Tuesday, March 3, 2009
Reading leads to thinking, lots of thinking...
After finishing the Twilight Saga this past weekend I was feeling the need to seek out and read literature. I never know how to find a good book; it's easy enough to ask The English Teacher, but our tastes differ and he will read anything just to be reading- he gives every book a chance. One of my favorite books is Middlesex by Jeffrey Eugenides, I love the writing style and stories about familial ties and origins. I Googled Middlesex to see to what kind of list the title might belong, maybe a "Top 10 Books of the New Millennium" or "Top 25 Novels with Verse-y Prose" to find titles to read. It actually was a much more obvious list I found, the Pulitzer Prize Winners for Fiction (Middlesex won in 2003). I love lists, so my goal for the following months is to read most, if not all, of the Pulitzer Prize winners. So to make a long post longer, I saw 2007's winner was Cormac McCarthy's The Road . My husband and other family members loved this book, and they all spoke rather wistfully about it. We had a copy of it lying around so I jumped right in and finished it yesterday.
In a nutshell, it's a post-apocalyptic setting with a father and his young son travelling the road from North to South, seemingly in the U.S., to avoid the coming winter. It's intentionally vague about why and how the world is as it is. It's dark. It stressed me out. I loved it.

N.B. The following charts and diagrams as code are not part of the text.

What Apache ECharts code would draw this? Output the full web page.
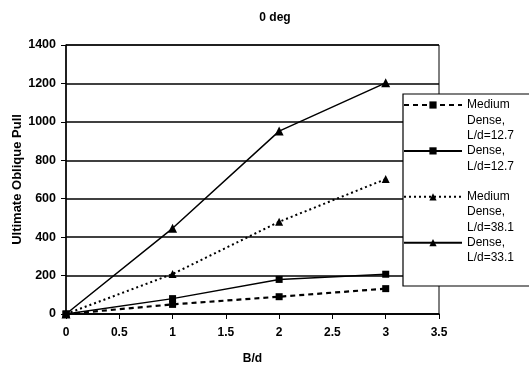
<!DOCTYPE html>
<html>
<head>
<meta charset="utf-8">
<script src="https://cdn.jsdelivr.net/npm/echarts@6/dist/echarts.min.js"></script>
<style>
  html, body { margin: 0; padding: 0; background: #fff; }
  #chart { width: 529px; height: 367px; }
</style>
</head>
<body>
<div id="chart"></div>
<script>
// B/d ratios
var bd = [0, 1, 2, 3];
// Ultimate oblique pull for each soil / embedment case
var mediumDense127 = [0, 50, 90, 132];
var dense127 = [0, 80, 180, 207];
var mediumDense381 = [0, 208, 480, 702];
var dense381 = [0, 446, 952, 1203];

var seriesNames = [
  'Medium\nDense,\nL/d=12.7',
  'Dense,\nL/d=12.7',
  'Medium\nDense,\nL/d=38.1',
  'Dense,\nL/d=33.1'
];

function pairs(xs, ys) {
  return xs.map(function (x, i) { return [x, ys[i]]; });
}

// Pads each legend entry so its first text line sits level with the icon
function padLegend(name) {
  var n = name.split('\n').length;
  return new Array(n).join('\n') + name;
}

var LINE_H = 15.3;
var font = 'Arial, "Liberation Sans", sans-serif';

var chart = echarts.init(document.getElementById('chart'));
chart.setOption({
  animation: false,
  backgroundColor: '#fff',
  title: {
    text: '0 deg',
    left: 270,
    top: 7,
    textAlign: 'center',
    textStyle: { fontFamily: font, fontWeight: 'bold', fontSize: 12, color: '#000' }
  },
  grid: {
    left: 66, right: 90, top: 45, bottom: 53,
    containLabel: false,
    outerBoundsMode: 'none',
    show: true, borderColor: '#000', borderWidth: 1, backgroundColor: 'transparent'
  },
  xAxis: {
    type: 'value',
    min: 0, max: 3.5, interval: 0.5,
    name: 'B/d',
    nameLocation: 'middle',
    nameGap: 39,
    nameTextStyle: { fontFamily: font, fontWeight: 'bold', fontSize: 12, color: '#000' },
    axisLine: { lineStyle: { color: '#000', width: 1.5 } },
    axisTick: { show: true, length: 5, lineStyle: { color: '#000' } },
    axisLabel: { fontFamily: font, fontWeight: 'bold', fontSize: 12, color: '#000', margin: 13 },
    splitLine: { show: false }
  },
  yAxis: {
    type: 'value',
    min: 0, max: 1400, interval: 200,
    name: 'Ultimate Oblique Pull',
    nameLocation: 'middle',
    nameGap: 42,
    nameMoveOverlap: false,
    nameTextStyle: { fontFamily: font, fontWeight: 'bold', fontSize: 13, color: '#000' },
    axisLine: { show: true, lineStyle: { color: '#000', width: 1.5 } },
    axisTick: { show: true, length: 5, lineStyle: { color: '#000' } },
    axisLabel: {
      fontFamily: font, fontWeight: 'bold', fontSize: 12.5, color: '#000', margin: 10,
      formatter: function (v) { return String(v); }
    },
    splitLine: { show: true, lineStyle: { color: '#000', width: 1.5 } }
  },
  graphic: [{
    type: 'rect',
    z: 10,
    shape: { x: 403, y: 94, width: 140, height: 192 },
    style: { fill: '#fff', stroke: '#000', lineWidth: 1.2 }
  }],
  legend: {
    z: 20,
    orient: 'vertical',
    left: 403,
    top: 105 - 2.5 * LINE_H,
    padding: 0,
    itemGap: -LINE_H,
    itemWidth: 58,
    itemHeight: 9,
    selectedMode: false,
    backgroundColor: 'transparent',
    formatter: function (name) { return padLegend(name); },
    textStyle: { fontFamily: font, fontSize: 12, color: '#000', lineHeight: LINE_H },
    data: seriesNames
  },
  series: [
    {
      name: seriesNames[0], type: 'line', data: pairs(bd, mediumDense127),
      symbol: 'rect', symbolSize: 7,
      lineStyle: { color: '#000', width: 2.2, type: [5, 4] },
      itemStyle: { color: '#000' }
    },
    {
      name: seriesNames[1], type: 'line', data: pairs(bd, dense127),
      symbol: 'rect', symbolSize: 7,
      lineStyle: { color: '#000', width: 1.5, type: 'solid' },
      itemStyle: { color: '#000' }
    },
    {
      name: seriesNames[2], type: 'line', data: pairs(bd, mediumDense381),
      symbol: 'triangle', symbolSize: 8,
      lineStyle: { color: '#000', width: 2, type: [2, 3] },
      itemStyle: { color: '#000' }
    },
    {
      name: seriesNames[3], type: 'line', data: pairs(bd, dense381),
      symbol: 'triangle', symbolSize: 9,
      lineStyle: { color: '#000', width: 1.5, type: 'solid' },
      itemStyle: { color: '#000' }
    }
  ]
});
</script>
</body>
</html>
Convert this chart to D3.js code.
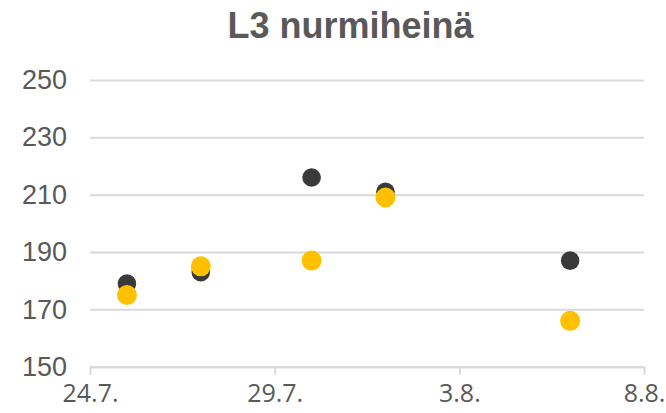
<!DOCTYPE html>
<html>
<head>
<meta charset="utf-8">
<script src="https://cdn.jsdelivr.net/npm/d3@7"></script>
<style>
  html, body { margin: 0; padding: 0; background: #ffffff; }
  svg { display: block; }
</style>
</head>
<body>
<svg id="chart" width="666" height="413"></svg>
<script>
// Measurement dates (day, month) and the two series
const dates = ["2020-07-25", "2020-07-27", "2020-07-30", "2020-08-01", "2020-08-06"];
const seriesDark = [179, 183, 216, 211, 187];
const seriesYellow = [175, 185, 187, 209, 166];

// Axis ticks
const xTicks = ["2020-07-24", "2020-07-29", "2020-08-03", "2020-08-08"];
const yTicks = [150, 170, 190, 210, 230, 250];

const title = "L3 nurmiheinä";

const parse = d3.utcParse("%Y-%m-%d");
const fmt = d3.utcFormat("%-d.%-m.");

const W = 666, H = 413;
const margin = { top: 80, right: 22, bottom: 46.3, left: 90 };
const innerW = W - margin.left - margin.right;
const innerH = H - margin.top - margin.bottom;

const svg = d3.select("#chart");

const x = d3.scaleUtc()
  .domain([parse(xTicks[0]), parse(xTicks[xTicks.length - 1])])
  .range([0, innerW]);

const y = d3.scaleLinear()
  .domain([150, 250])
  .range([innerH, 0]);

// Title
svg.append("text")
  .attr("x", 350.5)
  .attr("y", 38)
  .attr("text-anchor", "middle")
  .attr("font-family", "'Liberation Sans', Arial, sans-serif")
  .attr("font-weight", "bold")
  .attr("font-size", 36)
  .attr("fill", "#595959")
  .text(title);

const g = svg.append("g")
  .attr("transform", `translate(${margin.left},${margin.top})`);

// Horizontal gridlines with value labels on the left
const yAxis = g.append("g")
  .call(d3.axisLeft(y).tickValues(yTicks).tickSize(-innerW).tickPadding(23));
yAxis.select(".domain").remove();
yAxis.selectAll(".tick line")
  .attr("stroke", "#d9d9d9")
  .attr("stroke-width", 2);
yAxis.selectAll(".tick text")
  .attr("font-family", "'Liberation Sans', Arial, sans-serif")
  .attr("font-size", 27)
  .attr("fill", "#595959");

// Date axis along the bottom
const xAxis = g.append("g")
  .attr("transform", `translate(0,${innerH})`)
  .call(d3.axisBottom(x)
    .tickValues(xTicks.map(parse))
    .tickFormat(fmt)
    .tickSize(8)
    .tickSizeOuter(0)
    .tickPadding(10));
xAxis.select(".domain")
  .attr("stroke", "#d9d9d9")
  .attr("stroke-width", 2);
xAxis.selectAll(".tick line")
  .attr("stroke", "#d9d9d9")
  .attr("stroke-width", 2);
xAxis.selectAll(".tick text")
  .attr("font-family", "'Open Sans', sans-serif")
  .attr("font-size", 25)
  .attr("fill", "#595959");

// Scatter points: dark series first, yellow drawn over it
const darkPts = dates.map((d, i) => ({ date: parse(d), value: seriesDark[i] }));
const yellowPts = dates.map((d, i) => ({ date: parse(d), value: seriesYellow[i] }));

g.append("g").selectAll("circle")
  .data(darkPts)
  .join("circle")
  .attr("cx", d => x(d.date))
  .attr("cy", d => y(d.value))
  .attr("r", 9.3)
  .attr("fill", "#3a3a3a");

g.append("g").selectAll("circle")
  .data(yellowPts)
  .join("circle")
  .attr("cx", d => x(d.date))
  .attr("cy", d => y(d.value))
  .attr("r", 10)
  .attr("fill", "#ffc000");
</script>
</body>
</html>
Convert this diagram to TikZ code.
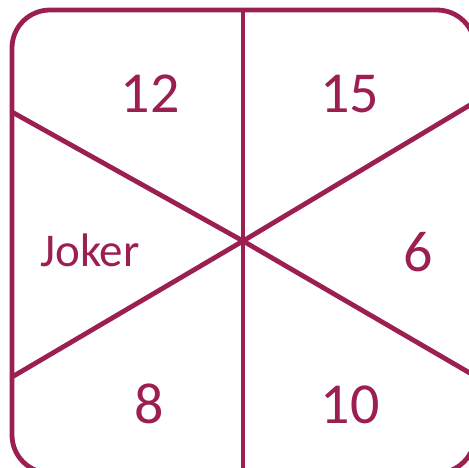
\documentclass[tikz,border=0pt]{standalone}
\usepackage{fontspec}
\setmainfont{Carlito}
\definecolor{wine}{RGB}{155,31,80}
\begin{document}
\begin{tikzpicture}[x=1pt,y=-1pt,
  edge/.style={draw=wine,line width=4.8pt},
  lab/.style={text=wine,font=\fontsize{58}{58}\selectfont,inner sep=0pt,anchor=base}]
\useasboundingbox (0,0) rectangle (469,467);
\clip (0,0) rectangle (469,467);
\draw[edge,rounded corners=38pt] (12,10) rectangle (475,473);
\coordinate (c) at (243,241);
\coordinate (t) at (243,10);
\coordinate (b) at (243,473);
\coordinate (ul) at (12,112);
\coordinate (ll) at (12,377);
\coordinate (ur) at (475,102);
\coordinate (lr) at (475,376);
\draw[edge] (t) -- (b);
\draw[edge] (ul) -- (c) -- (lr);
\draw[edge] (ll) -- (c) -- (ur);
\node[lab] (n12) at (150,112) {12};
\node[lab] (n15) at (349.5,112) {15};
\node[lab,font=\fontsize{47}{47}\selectfont] (nj) at (90,266) {Joker};
\node[lab] (n6) at (418,271) {6};
\node[lab] (n8) at (149,423) {8};
\node[lab] (n10) at (350,423) {10};
\end{tikzpicture}
\end{document}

There are many posts on others' blogs that thoughtfully review The Road and right now I can't really seem to express articulately what I thought about this book yet, so I won't try very hard here, but I would urge someone to read it. I will say the timing of my encounter with this book may have something to do with how I feel about it; my lackluster job, the word depression being thrown around on the Today Show, the Dow sinking below 7000, and various other crises I'm not sure if it makes me care more or less about them. One part of me reduces the situation in the U.S.- things could be a lot worse, we haven't resorted to cannibalism and another part of me thinks, yeah, yet. The less dramatic part of me just wants to take away from the book a notion of simplicity. What surrounds me in my life is actually necessary, do I work this well-paying, but mind-numbing job because I think it's what's necessary? Is it necessary for me to have a 3-bedroom, 2.5-bath home to sustain my existence?
::sigh::
I don't always get so meta about books, but I think I've been too long in reading a thought-provoking book that my brain is ready to latch onto new perspectives via literature. Vampires are fun and all and I did get swept up in the Twilight mania, but I much prefer getting swept up in examining my life because a well-written piece of literature moved me to do so.